This week Apple yet again announced amazing growth, profitability and cash flow figures for its most recent quarter. Public perception of the company centres on innovation. The iconic images featured in its marketing suggest freedom, independence and personal expression. Its defining public statement may be the famous Super Bowl spot from 1984 in which freedom routs sameness with an explosion of new ideas.
Bracing stuff, and yet Apple is great precisely because of its ability to harness standardization as a basis for massive leverage while simultaneously offering a compelling degree of customization to the consumer. Standardization and agility are not mutually exclusive. In fact, it appears that standardization used wisely enhances agility.
“Any Color you want, as long as it’s Black”
This saying, long attributed to the father of industrial standardization, Henry Ford, sums up the central problem of supply chain design. By standardizing every element of the product and process Ford was able to deliver quality products, in huge volumes and at unimaginably low prices. The sacrifice in terms of agility to offer different colors, features or models was sound because of the payoff in both profits and consumer satisfaction.
Dial forward 50 years and variation became the winning formula as GM overtook Ford mid-century using an intentionally agile supply chain spinning out new designs annually with an wide range of options. Agility had trumped standardization.
In more recent times the auto industry has learned to use platforming strategies to reap some of the benefits of standardization while still offering variety with an increasingly agile final assembly process. On top of that, automakers from Tesla to Ford are enhancing their agility with a digital supply chain that echoes the customization experience offered by the iPhone.
Supply chain strategists are beginning to see that they can have the best of both worlds with operations based on process standardization without constraining agility. Our Future of Supply Chain survey of 1,018 practitioners saw near unanimous agreement that “process standardization is essential in enabling a high-performing supply chain organization” and yet, nearly 40% rejected the idea that “process standardization constrains agility”.
Supply Chain as Business Platform
The paradox of agility is demonstrated neatly by Apple. Its 48 million iPhones this quarter are all essentially identical coming off the production line, and yet no two look or work exactly the same once the galaxy of accessories, apps and personal configurations have been applied. Product customization happens post-sale at the consumer’s command. This gives the impression of agility while components, production processes and logistics support all harvest the scale and quality benefits of standardization.
A big part of the reason this works is the arrival of digital supply chain which “ships” product electronically in the form of software, content or enabling information like recipes, formulae and codes. All very cool, but it is all dependent on standardization of things like operating systems, plug sockets, and equipment calibration.
For the wider supply chain world the analogy holds. Collaboration between retailers and suppliers in the fast moving consumer goods world is a great principle, but without data synchronization standards any push for more agility begets either chaos or gridlock. In engineered industrial products agility matters in field service, but without standardized parts, diagnostic procedures, and tools mistakes are made, money is lost and no one wins.
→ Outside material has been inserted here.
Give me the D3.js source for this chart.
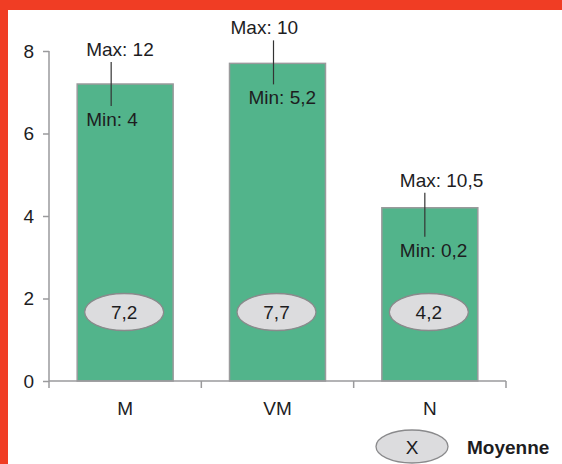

Today’s supply chain is being built on a hybrid of material technology and information technology. This means that process standards in sourcing, manufacturing and logistics ensure not only quality and cost control, but compatibility and traceability. Smart products know what they are and what the customer needs in any given situation. This is true for a Burberry’s coat, a Honeywell thermostat or a BMW.
The path forward depends on finding where standards based leverage can combine with customer centric agility to create an operational edge. Doing so creates a supply chain platform akin to what automakers or software firms exploit with their products.
Consider the iPhone versus the Blackberry. Both were built on software platforms but that’s not what made the difference. In the end, Apple’s supply chain platform harnessed leverage in sourcing, production and even retail to deliver what the consumer experiences as agility.